Your local neighborhood bank
The weekly news about the financial system makes banking decisions seem more precarious than ever. Sure, the FDIC covers most of us in full (up to $250,000 in deposits, for now), but who wants to deal with the uncertainty of a bank closure or takeover if you don’t have to? And though the big national chains get bigger and bigger, which means they may be safe since the Feds can’t afford to allow them to fail, their bureaucracies can be absolute customer-service nightmares, especially if you have a problem of any kind. Long distance to India, anyone? So the best bet for a new bank account is a local institution with solid financials. They’re all members of national ATM networks, so you do not give up anything in convenience when you travel (ATM usage fees may be another story). Since the smaller locals don’t get the same level of press attention, you have to dig a bit deeper to check them out, but the information is out there. We like Bankrate.com’s free “Safe and Sound” bank-rating system as one source.
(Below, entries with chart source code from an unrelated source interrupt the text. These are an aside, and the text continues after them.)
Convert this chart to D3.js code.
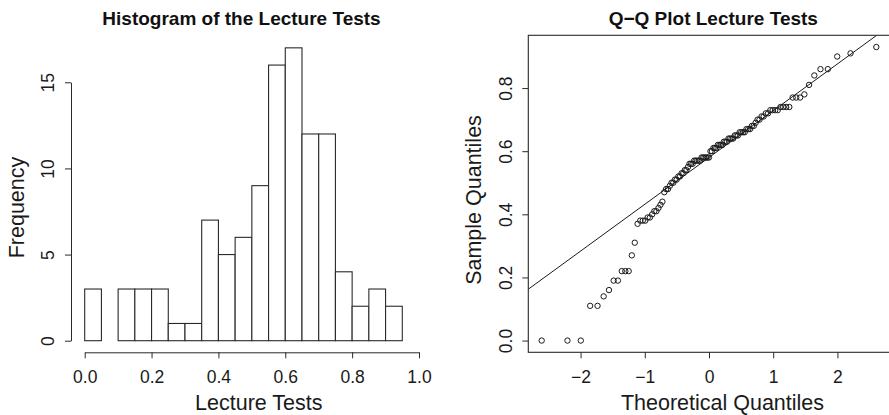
<!DOCTYPE html>
<html>
<head>
<meta charset="utf-8">
<script src="https://cdn.jsdelivr.net/npm/d3@7"></script>
<style>
  html, body { margin: 0; padding: 0; background: #fff; }
  svg { display: block; font-family: "Liberation Sans", Arial, Helvetica, sans-serif; }
  .axis path, .axis line { stroke: #2a2a2a; stroke-width: 1; }
  .axis text { fill: #1a1a1a; font-size: 17.5px; }
</style>
</head>
<body>
<svg id="chart" width="889" height="415"></svg>
<script>
// Histogram bin edges and counts of the lecture test scores
const breaks = [0.00, 0.05, 0.10, 0.15, 0.20, 0.25, 0.30, 0.35, 0.40, 0.45,
                0.50, 0.55, 0.60, 0.65, 0.70, 0.75, 0.80, 0.85, 0.90, 0.95];
const counts = [3, 0, 3, 3, 3, 1, 1, 7, 5, 6, 9, 16, 17, 12, 12, 4, 2, 3, 2];

// Sorted lecture test scores (sample quantiles)
const scores = [
  0.00, 0.00, 0.00, 0.11, 0.11, 0.14, 0.16, 0.19, 0.19, 0.22,
  0.22, 0.22, 0.27, 0.31, 0.37, 0.38, 0.38, 0.38, 0.39, 0.39,
  0.40, 0.41, 0.41, 0.42, 0.43, 0.44, 0.47, 0.48, 0.48, 0.49,
  0.50, 0.50, 0.51, 0.51, 0.52, 0.52, 0.53, 0.53, 0.54, 0.54,
  0.55, 0.56, 0.56, 0.56, 0.57, 0.57, 0.57, 0.57, 0.57, 0.58,
  0.58, 0.58, 0.58, 0.58, 0.58, 0.60, 0.60, 0.61, 0.61, 0.61,
  0.62, 0.62, 0.62, 0.62, 0.63, 0.63, 0.63, 0.64, 0.64, 0.64,
  0.64, 0.65, 0.65, 0.65, 0.66, 0.66, 0.66, 0.66, 0.67, 0.67,
  0.67, 0.68, 0.68, 0.69, 0.70, 0.70, 0.71, 0.71, 0.72, 0.72,
  0.73, 0.73, 0.73, 0.73, 0.74, 0.74, 0.74, 0.74, 0.77, 0.77,
  0.77, 0.78, 0.81, 0.84, 0.86, 0.86, 0.90, 0.91, 0.93
];

// Tick values and labels
const histXTicks = [0, 0.2, 0.4, 0.6, 0.8, 1.0];
const histXLabels = ["0.0", "0.2", "0.4", "0.6", "0.8", "1.0"];
const histYTicks = [0, 5, 10, 15];
const histYLabels = ["0", "5", "10", "15"];
const qqXTicks = [-2, -1, 0, 1, 2];
const qqXLabels = ["\u22122", "\u22121", "0", "1", "2"];
const qqYTicks = [0, 0.2, 0.4, 0.6, 0.8];
const qqYLabels = ["0.0", "0.2", "0.4", "0.6", "0.8"];

// Inverse of the standard normal CDF (Acklam's rational approximation)
function qnorm(p) {
  const a = [-3.969683028665376e+01, 2.209460984245205e+02, -2.759285104469687e+02,
             1.383577518672690e+02, -3.066479806614716e+01, 2.506628277459239e+00];
  const b = [-5.447609879822406e+01, 1.615858368580409e+02, -1.556989798598866e+02,
             6.680131188771972e+01, -1.328068155288572e+01];
  const c = [-7.784894002430293e-03, -3.223964580411365e-01, -2.400758277161838e+00,
             -2.549732539343734e+00, 4.374664141464968e+00, 2.938163982698783e+00];
  const d = [7.784695709041462e-03, 3.224671290700398e-01, 2.445134137142996e+00,
             3.754408661907416e+00];
  const pl = 0.02425;
  let q, r;
  if (p < pl) {
    q = Math.sqrt(-2 * Math.log(p));
    return (((((c[0]*q+c[1])*q+c[2])*q+c[3])*q+c[4])*q+c[5]) /
           ((((d[0]*q+d[1])*q+d[2])*q+d[3])*q+1);
  } else if (p <= 1 - pl) {
    q = p - 0.5; r = q * q;
    return (((((a[0]*r+a[1])*r+a[2])*r+a[3])*r+a[4])*r+a[5])*q /
           (((((b[0]*r+b[1])*r+b[2])*r+b[3])*r+b[4])*r+1);
  } else {
    q = Math.sqrt(-2 * Math.log(1 - p));
    return -(((((c[0]*q+c[1])*q+c[2])*q+c[3])*q+c[4])*q+c[5]) /
            ((((d[0]*q+d[1])*q+d[2])*q+d[3])*q+1);
  }
}

const svg = d3.select("#chart");
const dark = "#2a2a2a";

// ---------- Left panel: histogram ----------
const hx = d3.scaleLinear().domain([0, 1]).range([84.7, 419]);
const hy = d3.scaleLinear().domain([0, 15]).range([340.7, 82.3]);
const histAxisY = 352.3;   // position of the x axis line
const histAxisX = 71;      // position of the y axis line

const bins = counts.map((c, i) => ({ x0: breaks[i], x1: breaks[i + 1] ?? breaks[i] + 0.05, n: c }));

svg.append("g").selectAll("rect")
  .data(bins.filter(b => b.n > 0))
  .join("rect")
  .attr("x", d => hx(d.x0))
  .attr("y", d => hy(d.n))
  .attr("width", d => hx(d.x1) - hx(d.x0))
  .attr("height", d => hy(0) - hy(d.n))
  .attr("fill", "#fff")
  .attr("stroke", dark)
  .attr("stroke-width", 1.1);

const hxAxis = d3.axisBottom(hx).tickValues(histXTicks)
  .tickFormat((d, i) => histXLabels[i]).tickSize(6).tickSizeOuter(0).tickPadding(12);
svg.append("g").attr("class", "axis").attr("transform", `translate(0,${histAxisY})`).call(hxAxis);

// y axis only spans the labelled tick range
const hyAxisScale = hy.copy();
const hyAxis = d3.axisLeft(hyAxisScale).tickValues(histYTicks)
  .tickFormat((d, i) => histYLabels[i]).tickSize(6).tickSizeOuter(0);
const gHy = svg.append("g").attr("class", "axis").attr("transform", `translate(${histAxisX},0)`).call(hyAxis);
gHy.selectAll(".tick text")
  .attr("x", null).attr("dy", null)
  .attr("text-anchor", "middle")
  .attr("transform", "translate(-17,0) rotate(-90)");

svg.append("text").attr("x", 241.5).attr("y", 25)
  .attr("text-anchor", "middle").attr("font-weight", "bold").attr("font-size", 19)
  .attr("fill", "#111").text("Histogram of the Lecture Tests");
svg.append("text").attr("x", 258.8).attr("y", 409.5)
  .attr("text-anchor", "middle").attr("font-size", 21.5).attr("fill", "#1a1a1a")
  .text("Lecture Tests");
svg.append("text").attr("transform", "translate(24,207.5) rotate(-90)")
  .attr("text-anchor", "middle").attr("font-size", 21.5).attr("fill", "#1a1a1a")
  .text("Frequency");

// ---------- Right panel: normal Q-Q plot ----------
const n = scores.length;
const theo = scores.map((_, i) => qnorm((i + 1 - 0.5) / n));
const pts = scores.map((s, i) => ({ t: theo[i], s }));

const pad = (lo, hi) => { const e = (hi - lo) * 0.04; return [lo - e, hi + e]; };
const qx = d3.scaleLinear().domain(pad(d3.min(theo), d3.max(theo))).range([528.3, 889.7]);
const qy = d3.scaleLinear().domain(pad(d3.min(scores), d3.max(scores))).range([352.3, 35.3]);

svg.append("clipPath").attr("id", "qqclip").append("rect")
  .attr("x", qx.range()[0]).attr("y", qy.range()[1])
  .attr("width", qx.range()[1] - qx.range()[0]).attr("height", qy.range()[0] - qy.range()[1]);

// reference line through the first and third quartiles
const q1 = d3.quantile(scores, 0.25), q3 = d3.quantile(scores, 0.75);
const z1 = qnorm(0.25), z3 = qnorm(0.75);
const slope = (q3 - q1) / (z3 - z1);
const intercept = q1 - slope * z1;
const [dx0, dx1] = qx.domain();
svg.append("line").attr("clip-path", "url(#qqclip)")
  .attr("x1", qx(dx0)).attr("y1", qy(intercept + slope * dx0))
  .attr("x2", qx(dx1)).attr("y2", qy(intercept + slope * dx1))
  .attr("stroke", "#1a1a1a").attr("stroke-width", 1);

svg.append("g").selectAll("circle")
  .data(pts).join("circle")
  .attr("cx", d => qx(d.t)).attr("cy", d => qy(d.s)).attr("r", 2.7)
  .attr("fill", "none").attr("stroke", "#1a1a1a").attr("stroke-width", 1);

const qxAxis = d3.axisBottom(qx).tickValues(qqXTicks)
  .tickFormat((d, i) => qqXLabels[i]).tickSize(6).tickSizeOuter(0).tickPadding(12);
const gQx = svg.append("g").attr("class", "axis").attr("transform", `translate(0,${qy.range()[0]})`).call(qxAxis);
gQx.select(".domain").remove();

const qyAxis = d3.axisLeft(qy).tickValues(qqYTicks)
  .tickFormat((d, i) => qqYLabels[i]).tickSize(6).tickSizeOuter(0);
const gQy = svg.append("g").attr("class", "axis").attr("transform", `translate(${qx.range()[0]},0)`).call(qyAxis);
gQy.select(".domain").remove();
gQy.selectAll(".tick text")
  .attr("x", null).attr("dy", null)
  .attr("text-anchor", "middle")
  .attr("transform", "translate(-16,0) rotate(-90)");

// plot box
svg.append("rect")
  .attr("x", qx.range()[0]).attr("y", qy.range()[1])
  .attr("width", qx.range()[1] - qx.range()[0]).attr("height", qy.range()[0] - qy.range()[1])
  .attr("fill", "none").attr("stroke", dark).attr("stroke-width", 1.1);

svg.append("text").attr("x", 713.3).attr("y", 25)
  .attr("text-anchor", "middle").attr("font-weight", "bold").attr("font-size", 19)
  .attr("fill", "#111").text("Q\u2212Q Plot Lecture Tests");
svg.append("text").attr("x", 722.5).attr("y", 409.5)
  .attr("text-anchor", "middle").attr("font-size", 21.5).attr("fill", "#1a1a1a")
  .text("Theoretical Quantiles");
svg.append("text").attr("transform", "translate(480.5,200) rotate(-90)")
  .attr("text-anchor", "middle").attr("font-size", 21.5).attr("fill", "#1a1a1a")
  .text("Sample Quantiles");
</script>
</body>
</html>
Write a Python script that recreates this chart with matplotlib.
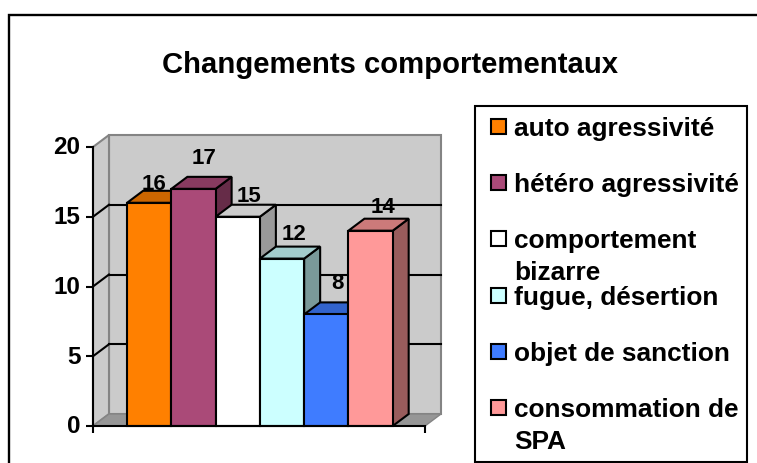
import matplotlib
matplotlib.use('Agg')
import matplotlib.pyplot as plt
from matplotlib.colors import to_rgb
from matplotlib.patches import Polygon, Rectangle
from matplotlib.transforms import ScaledTranslation

plt.rcParams['font.family'] = ['Liberation Sans', 'DejaVu Sans']
plt.rcParams['font.weight'] = 'bold'

title = 'Changements comportementaux'
labels = ['auto agressivité', 'hétéro agressivité', 'comportement\nbizarre',
          'fugue, désertion', 'objet de sanction', 'consommation de\nSPA']
values = [16, 17, 15, 12, 8, 14]
colors = ['#FF8000', '#AA4A78', '#FFFFFF', '#CCFFFF', '#3F7CFF', '#FF9999']
yticks = [0, 5, 10, 15, 20]

W, H = 757, 464
fig = plt.figure(figsize=(W / 100, H / 100), dpi=100)

# axes placed on the pixel box of the original front plane
ax = fig.add_axes([93 / W, 1 - 427 / H, 332 / W, 279 / H])
ax.set_xlim(0, 7.5)
ax.set_ylim(0, 20)
ax.set_facecolor('none')
for s in ['top', 'right']:
    ax.spines[s].set_visible(False)
for s in ['left', 'bottom']:
    ax.spines[s].set_linewidth(1.5)
    ax.spines[s].set_zorder(8)
ax.set_xticks([0, 7.5])
ax.set_xticklabels([])
ax.set_yticks(yticks)
ax.tick_params(axis='both', length=5, width=1.5, labelsize=17.5, pad=4)

# tick labels sit slightly above their ticks in the original
for lab in ax.get_yticklabels():
    lab.set_transform(lab.get_transform() + ScaledTranslation(0, 2.5 / 100, fig.dpi_scale_trans))

# 3d depth, in data units
dx = 16 / (332 / 7.5)
dy = 12 / (279 / 20)
wall = '#CBCBCB'
edge = '#848484'


def shade(c, f):
    return tuple(v * f for v in to_rgb(c))


def poly(pts, fc, ec='black', lw=1.5, z=2):
    ax.add_patch(Polygon(pts, closed=True, fc=fc, ec=ec, lw=lw, zorder=z,
                         clip_on=False, joinstyle='miter'))


# walls and floor
poly([(dx, dy), (7.5 + dx, dy), (7.5 + dx, 20 + dy), (dx, 20 + dy)], wall, edge, 1.5, 1)
poly([(0, 0), (dx, dy), (dx, 20 + dy), (0, 20)], wall, edge, 1.5, 1)
poly([(0, 0), (7.5, 0), (7.5 + dx, dy), (dx, dy)], '#969696', edge, 1, 1)

for t in yticks[1:-1]:
    ax.plot([dx, 7.5 + dx], [t + dy, t + dy], color='black', lw=1.5, zorder=1.5, clip_on=False)
    ax.plot([0, dx], [t, t + dy], color='black', lw=1.5, zorder=1.5, clip_on=False)

# bars, left to right so each one covers the side of the previous one
start = 0.77
for i, (v, c) in enumerate(zip(values, colors)):
    z = 3 + i * 0.1
    x0 = start + i
    poly([(x0 + 1, 0), (x0 + 1 + dx, dy), (x0 + 1 + dx, v + dy), (x0 + 1, v)], shade(c, 0.6), z=z)
    poly([(x0, v), (x0 + dx, v + dy), (x0 + 1 + dx, v + dy), (x0 + 1, v)], shade(c, 0.8), z=z)
    ax.bar(x0 + 0.5, v, width=1, color=c, edgecolor='black', linewidth=1.5, zorder=z, clip_on=False)

# value labels, pixel offsets from the bar top centre
offsets = [(5, 9), (11, 21), (11, 11), (12, 15), (11, 21), (12, 14)]
for i, v in enumerate(values):
    ax.annotate(str(v), xy=(start + i + 0.5, v), xytext=offsets[i], textcoords='offset pixels',
                ha='center', va='bottom', fontsize=16, zorder=7, annotation_clip=False)

fig.text(390 / W, 1 - 65 / H, title, ha='center', va='center', fontsize=21.1)

# outer frame, runs off the right and bottom of the picture
fig.add_artist(Rectangle((9 / W, -0.02), 1, 1.02 - 15.5 / H, transform=fig.transFigure,
                         fc='none', ec='black', lw=1.7))

# legend box
fig.add_artist(Rectangle((475 / W, 1 - 463 / H), 272 / W, 356 / H, transform=fig.transFigure,
                         fc='white', ec='black', lw=1.5, zorder=5))
rows = [127, 183, 239, 296, 352, 408]
for y, lab, c in zip(rows, labels, colors):
    fig.add_artist(Rectangle((491 / W, 1 - (y + 8) / H), 15 / W, 15 / H, transform=fig.transFigure,
                             fc=c, ec='black', lw=1.5, zorder=6))
    fig.text(514 / W, 1 - (y - 10) / H, lab, ha='left', va='top', fontsize=18.9,
             linespacing=1.42, zorder=6)

fig.savefig('out.png', dpi=100)
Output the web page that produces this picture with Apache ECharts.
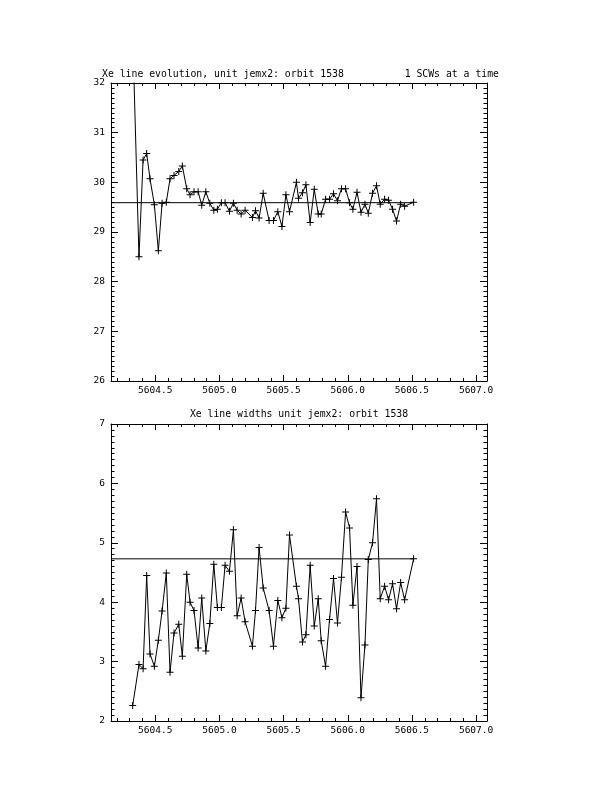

You can check out a particular institution, or you can search by location, like Chicago. (The site does have its glitches, though, like searching by star rating only lists those with that exact rating, not those with that rating or better.) But ultimately, a local bank on sound financial footing will make for a much more rewarding banking relationship, as you get to know tellers and managers alike. As for which local bank? Depends on your neighborhood, so you’ll just have to do some research.
Audience Comments: “They just seem stable and seem to be doing the right things. Obama seems to like the president. Doesn’t he want to make him his sec. of treas.?”; “Because escape from Chase is futile anyway. Every time I go to a new bank, they end up being bought by Chase.”